Gellert Grindelwald was a dark wizard of great power, who terrorized people much in the same way Harry's nemesis, Lord Voldemort, was to do a generation later. Readers hear of him in the first book, "Harry Potter and the Sorcerer's Stone," in a reference to how Dumbledore defeated him. In "Deathly Hallows," readers learn they once had been best friends.

"Neither Dumbledore nor Grindelwald ever seems to have referred to this brief boyhood friendship in later life,'" Rowling writes. "However, there can be no doubt that Dumbledore delayed, for some five years of turmoil, fatalities, and disappearances, his attack upon Gellert Grindelwald.
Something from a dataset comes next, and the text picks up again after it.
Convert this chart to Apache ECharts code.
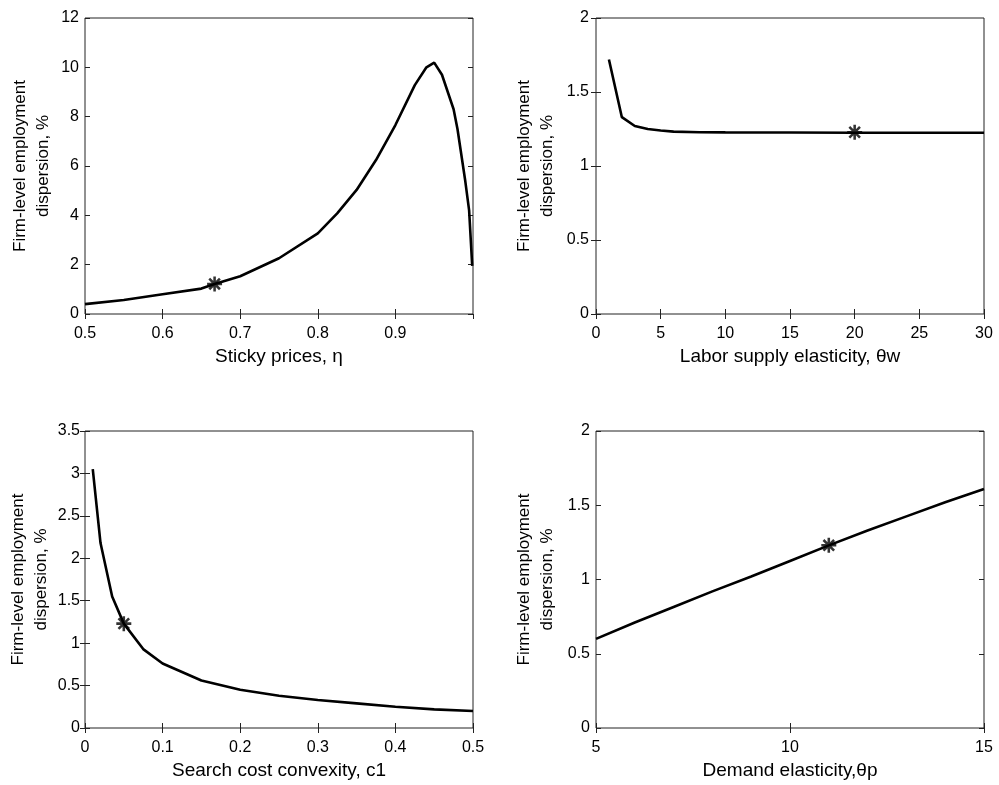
<!DOCTYPE html>
<html>
<head>
  <meta charset="utf-8">
  <script src="https://cdn.jsdelivr.net/npm/echarts@6/dist/echarts.min.js"></script>
  <style>
    html, body { margin: 0; padding: 0; background: #fff; }
  </style>
</head>
<body>
  <div id="main" style="width: 999px;height:785px;"></div>
  <script>
    // panel 1: sticky prices
    var etaX = [0.5, 0.55, 0.6, 0.65, 0.667, 0.7, 0.75, 0.8, 0.825, 0.85, 0.875, 0.9, 0.925, 0.94, 0.95, 0.96, 0.975, 0.98, 0.99, 0.995, 0.999];
    var etaY = [0.4, 0.57, 0.8, 1.03, 1.22, 1.53, 2.26, 3.27, 4.08, 5.03, 6.24, 7.66, 9.28, 10.0, 10.19, 9.7, 8.3, 7.5, 5.4, 4.2, 1.95];
    var etaStar = [0.667, 1.22];

    // panel 2: labor supply elasticity
    var thetaWX = [1, 2, 3, 4, 5, 6, 8, 10, 15, 20, 25, 30];
    var thetaWY = [1.72, 1.33, 1.27, 1.25, 1.24, 1.232, 1.228, 1.227, 1.226, 1.225, 1.225, 1.225];
    var thetaWStar = [20, 1.228];

    // panel 3: search cost convexity
    var c1X = [0.01, 0.02, 0.035, 0.05, 0.075, 0.1, 0.15, 0.2, 0.25, 0.3, 0.35, 0.4, 0.45, 0.5];
    var c1Y = [3.05, 2.18, 1.55, 1.23, 0.93, 0.76, 0.56, 0.45, 0.38, 0.33, 0.29, 0.25, 0.22, 0.2];
    var c1Star = [0.05, 1.23];

    // panel 4: demand elasticity
    var thetaPX = [5, 6, 7, 8, 9, 10, 11, 12, 13, 14, 15];
    var thetaPY = [0.6, 0.71, 0.815, 0.92, 1.02, 1.125, 1.23, 1.33, 1.425, 1.52, 1.61];
    var thetaPStar = [11, 1.23];

    var xNames = ['Sticky prices, \u03b7', 'Labor supply elasticity, \u03b8w', 'Search cost convexity, c1', 'Demand elasticity,\u03b8p'];
    var yName = 'Firm-level employment\ndispersion, %';

    var font = '"Liberation Sans", Arial, sans-serif';
    var ink = '#000';

    var starPath = 'path://M-1.7,-10 L1.7,-10 L1.7,10 L-1.7,10 Z M-10,-1.7 L10,-1.7 L10,1.7 L-10,1.7 Z ' +
      'M-5.9,-8.3 L8.3,5.9 L5.9,8.3 L-8.3,-5.9 Z M-8.3,5.9 L5.9,-8.3 L8.3,-5.9 L-5.9,8.3 Z';

    var panels = [
      { x: etaX, y: etaY, star: etaStar, xr: [0.5, 1, 0.1], yr: [0, 12, 2], hideMax: true, gap: 30, lm: 6 },
      { x: thetaWX, y: thetaWY, star: thetaWStar, xr: [0, 30, 5], yr: [0, 2, 0.5], hideMax: false, gap: 37, lm: 7 },
      { x: c1X, y: c1Y, star: c1Star, xr: [0, 0.5, 0.1], yr: [0, 3.5, 0.5], hideMax: false, gap: 32, lm: 5 },
      { x: thetaPX, y: thetaPY, star: thetaPStar, xr: [5, 15, 5], yr: [0, 2, 0.5], hideMax: false, gap: 37, lm: 6 }
    ];

    var grids = [
      { left: 85, top: 18, width: 388, height: 296 },
      { left: 596, top: 18, width: 388, height: 296 },
      { left: 85, top: 431, width: 388, height: 297 },
      { left: 596, top: 431, width: 388, height: 297 }
    ];

    var xAxes = [], yAxes = [], series = [];
    panels.forEach(function (p, i) {
      grids[i].show = true;
      grids[i].borderColor = '#222';
      grids[i].borderWidth = 1;
      var tick = { show: true, inside: true, length: 5, lineStyle: { color: '#222' } };
      xAxes.push({
        gridIndex: i, type: 'value', position: 'bottom',
        min: p.xr[0], max: p.xr[1], interval: p.xr[2],
        axisLine: { show: false }, axisTick: tick, splitLine: { show: false },
        axisLabel: { color: ink, fontSize: 16, fontFamily: font, margin: 12, showMaxLabel: !p.hideMax },
        name: xNames[i], nameLocation: 'middle', nameGap: 33,
        nameTextStyle: { color: ink, fontSize: 19, fontFamily: font }
      });
      xAxes.push({
        gridIndex: i, type: 'value', position: 'top',
        min: p.xr[0], max: p.xr[1], interval: p.xr[2],
        axisLine: { show: false }, axisTick: tick, splitLine: { show: false },
        axisLabel: { show: false }
      });
      yAxes.push({
        gridIndex: i, type: 'value', position: 'left',
        min: p.yr[0], max: p.yr[1], interval: p.yr[2],
        axisLine: { show: false }, axisTick: tick, splitLine: { show: false },
        axisLabel: { color: ink, fontSize: 16, fontFamily: font, margin: p.lm },
        name: yName, nameLocation: 'middle', nameGap: p.gap, nameRotate: 90,
        nameTextStyle: { color: ink, fontSize: 17, fontFamily: font, lineHeight: 23 }
      });
      yAxes.push({
        gridIndex: i, type: 'value', position: 'right',
        min: p.yr[0], max: p.yr[1], interval: p.yr[2],
        axisLine: { show: false }, axisTick: tick, splitLine: { show: false },
        axisLabel: { show: false }
      });
      series.push({
        type: 'line', xAxisIndex: 2 * i, yAxisIndex: 2 * i,
        data: p.x.map(function (v, k) { return [v, p.y[k]]; }),
        symbol: 'none', smooth: false, silent: true,
        lineStyle: { color: ink, width: 2.6 }
      });
      series.push({
        type: 'scatter', xAxisIndex: 2 * i, yAxisIndex: 2 * i,
        data: [p.star], symbol: starPath, symbolSize: 15, silent: true,
        itemStyle: { color: ink }
      });
    });

    var myChart = echarts.init(document.getElementById('main'));
    myChart.setOption({
      backgroundColor: '#fff',
      animation: false,
      grid: grids,
      xAxis: xAxes,
      yAxis: yAxes,
      series: series
    });
  </script>
</body>
</html>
Was it lingering affection for the man or fear of exposure as his once best friend that caused Dumbledore to hesitate?"

As a young man, Dumbledore, brilliant and powerful, had been forced to return home to look after his mentally ill younger sister and younger brother. It was a task he admits to Harry that he resented, because it derailed the bright future he had been looking forward to.

Then Grindelwald, described by Rowling as "golden-haired, merry-faced," arrived after having been expelled from his own school. Grindelwald's aunt, Bathilda Bagshot, says of their meeting: "The boys took to each other at once." In a letter to Grindelwald, Dumbledore discusses their plans for gaining wizard dominance: "'(I)f you had not been expelled we would never have met.'"

Potter readers had speculated about Dumbledore, noting that he has no close relationship with women and a mysterious, troubled past.

"Falling in love can blind us to an extent," Rowling said Friday of Dumbledore's feelings about Grindelwald, adding that Dumbledore was "horribly, terribly let down."

Dumbledore's love, she observed, was his "great tragedy."

---

Associated Press writer Deepti Hajela contributed to this story from New York.

http://www.the-leaky-cauldron.org

Have you noticed the fictional gay character rumours? I say rumour because most are outed by fans. Guess I need to fine-tune my "gaydar."

I'm sure you have heard them. Superman, Batman & Robin, Barney, Sponge Bob Square Pants, and Bob The Builder come to mind. Will it ever stop?

Does anyone truly care if they are gay? Yes, sadly, some do. My sister hates gay stuffed animals. As for me, I could not care less about these "toy stories."